--- Written task ---
Give back the full listing, character for character, with no pictures.

--- Data ---
++++++
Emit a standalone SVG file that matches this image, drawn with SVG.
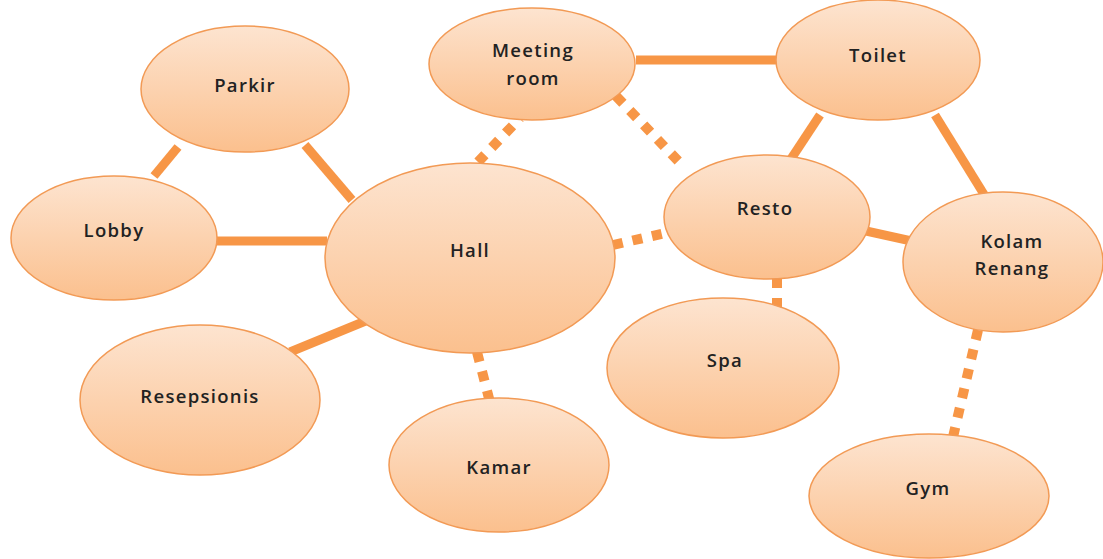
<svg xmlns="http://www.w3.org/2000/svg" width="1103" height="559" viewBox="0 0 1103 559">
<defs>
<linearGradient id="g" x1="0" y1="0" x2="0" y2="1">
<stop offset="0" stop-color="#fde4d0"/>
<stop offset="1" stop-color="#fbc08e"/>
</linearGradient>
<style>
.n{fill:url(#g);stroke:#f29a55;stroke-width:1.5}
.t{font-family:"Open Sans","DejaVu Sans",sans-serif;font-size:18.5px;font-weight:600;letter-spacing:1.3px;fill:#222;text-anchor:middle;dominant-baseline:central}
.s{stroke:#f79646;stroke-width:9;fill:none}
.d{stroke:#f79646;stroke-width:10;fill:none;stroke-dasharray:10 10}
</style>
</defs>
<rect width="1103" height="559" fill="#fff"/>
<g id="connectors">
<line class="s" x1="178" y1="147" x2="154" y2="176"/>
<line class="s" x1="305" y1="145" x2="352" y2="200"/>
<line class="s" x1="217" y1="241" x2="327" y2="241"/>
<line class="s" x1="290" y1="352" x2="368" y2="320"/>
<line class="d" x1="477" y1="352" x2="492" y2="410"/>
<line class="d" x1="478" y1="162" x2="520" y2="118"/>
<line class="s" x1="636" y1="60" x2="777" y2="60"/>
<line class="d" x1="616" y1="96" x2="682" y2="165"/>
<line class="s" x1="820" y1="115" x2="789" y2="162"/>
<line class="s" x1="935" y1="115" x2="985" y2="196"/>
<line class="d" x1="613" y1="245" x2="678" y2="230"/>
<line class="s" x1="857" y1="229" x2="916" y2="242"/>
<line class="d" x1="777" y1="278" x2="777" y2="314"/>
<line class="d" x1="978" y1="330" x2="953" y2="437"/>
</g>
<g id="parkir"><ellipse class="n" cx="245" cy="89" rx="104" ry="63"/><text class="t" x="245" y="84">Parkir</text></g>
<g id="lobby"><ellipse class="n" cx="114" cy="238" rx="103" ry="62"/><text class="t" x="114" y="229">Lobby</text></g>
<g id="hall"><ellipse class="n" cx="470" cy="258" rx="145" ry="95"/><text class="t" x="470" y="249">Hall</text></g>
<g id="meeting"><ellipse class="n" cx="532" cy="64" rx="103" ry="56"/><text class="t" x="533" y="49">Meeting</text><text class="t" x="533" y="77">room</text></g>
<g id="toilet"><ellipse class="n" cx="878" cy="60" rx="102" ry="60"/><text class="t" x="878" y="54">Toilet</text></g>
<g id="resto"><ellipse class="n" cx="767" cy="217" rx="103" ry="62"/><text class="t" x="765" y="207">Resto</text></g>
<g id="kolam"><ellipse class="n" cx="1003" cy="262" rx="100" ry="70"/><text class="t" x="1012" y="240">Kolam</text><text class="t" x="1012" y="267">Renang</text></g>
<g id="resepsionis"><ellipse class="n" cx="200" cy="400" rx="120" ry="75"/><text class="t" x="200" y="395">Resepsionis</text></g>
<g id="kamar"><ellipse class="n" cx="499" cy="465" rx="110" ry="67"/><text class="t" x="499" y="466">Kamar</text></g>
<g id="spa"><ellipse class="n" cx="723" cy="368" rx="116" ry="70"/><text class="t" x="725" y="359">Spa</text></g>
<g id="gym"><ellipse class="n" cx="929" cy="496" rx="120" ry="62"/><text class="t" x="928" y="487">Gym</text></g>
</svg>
++++++
--- Reply to the exercise ---
Emit a standalone SVG file that matches this image, drawn with SVG.
<svg xmlns="http://www.w3.org/2000/svg" width="1103" height="559" viewBox="0 0 1103 559">
<defs>
<linearGradient id="g" x1="0" y1="0" x2="0" y2="1">
<stop offset="0" stop-color="#fde4d0"/>
<stop offset="1" stop-color="#fbc08e"/>
</linearGradient>
<style>
.n{fill:url(#g);stroke:#f29a55;stroke-width:1.5}
.t{font-family:"Open Sans","DejaVu Sans",sans-serif;font-size:18.5px;font-weight:600;letter-spacing:1.3px;fill:#222;text-anchor:middle;dominant-baseline:central}
.s{stroke:#f79646;stroke-width:9;fill:none}
.d{stroke:#f79646;stroke-width:10;fill:none;stroke-dasharray:10 10}
</style>
</defs>
<rect width="1103" height="559" fill="#fff"/>
<g id="connectors">
<line class="s" x1="178" y1="147" x2="154" y2="176"/>
<line class="s" x1="305" y1="145" x2="352" y2="200"/>
<line class="s" x1="217" y1="241" x2="327" y2="241"/>
<line class="s" x1="290" y1="352" x2="368" y2="320"/>
<line class="d" x1="477" y1="352" x2="492" y2="410"/>
<line class="d" x1="478" y1="162" x2="520" y2="118"/>
<line class="s" x1="636" y1="60" x2="777" y2="60"/>
<line class="d" x1="616" y1="96" x2="682" y2="165"/>
<line class="s" x1="820" y1="115" x2="789" y2="162"/>
<line class="s" x1="935" y1="115" x2="985" y2="196"/>
<line class="d" x1="613" y1="245" x2="678" y2="230"/>
<line class="s" x1="857" y1="229" x2="916" y2="242"/>
<line class="d" x1="777" y1="278" x2="777" y2="314"/>
<line class="d" x1="978" y1="330" x2="953" y2="437"/>
</g>
<g id="parkir"><ellipse class="n" cx="245" cy="89" rx="104" ry="63"/><text class="t" x="245" y="84">Parkir</text></g>
<g id="lobby"><ellipse class="n" cx="114" cy="238" rx="103" ry="62"/><text class="t" x="114" y="229">Lobby</text></g>
<g id="hall"><ellipse class="n" cx="470" cy="258" rx="145" ry="95"/><text class="t" x="470" y="249">Hall</text></g>
<g id="meeting"><ellipse class="n" cx="532" cy="64" rx="103" ry="56"/><text class="t" x="533" y="49">Meeting</text><text class="t" x="533" y="77">room</text></g>
<g id="toilet"><ellipse class="n" cx="878" cy="60" rx="102" ry="60"/><text class="t" x="878" y="54">Toilet</text></g>
<g id="resto"><ellipse class="n" cx="767" cy="217" rx="103" ry="62"/><text class="t" x="765" y="207">Resto</text></g>
<g id="kolam"><ellipse class="n" cx="1003" cy="262" rx="100" ry="70"/><text class="t" x="1012" y="240">Kolam</text><text class="t" x="1012" y="267">Renang</text></g>
<g id="resepsionis"><ellipse class="n" cx="200" cy="400" rx="120" ry="75"/><text class="t" x="200" y="395">Resepsionis</text></g>
<g id="kamar"><ellipse class="n" cx="499" cy="465" rx="110" ry="67"/><text class="t" x="499" y="466">Kamar</text></g>
<g id="spa"><ellipse class="n" cx="723" cy="368" rx="116" ry="70"/><text class="t" x="725" y="359">Spa</text></g>
<g id="gym"><ellipse class="n" cx="929" cy="496" rx="120" ry="62"/><text class="t" x="928" y="487">Gym</text></g>
</svg>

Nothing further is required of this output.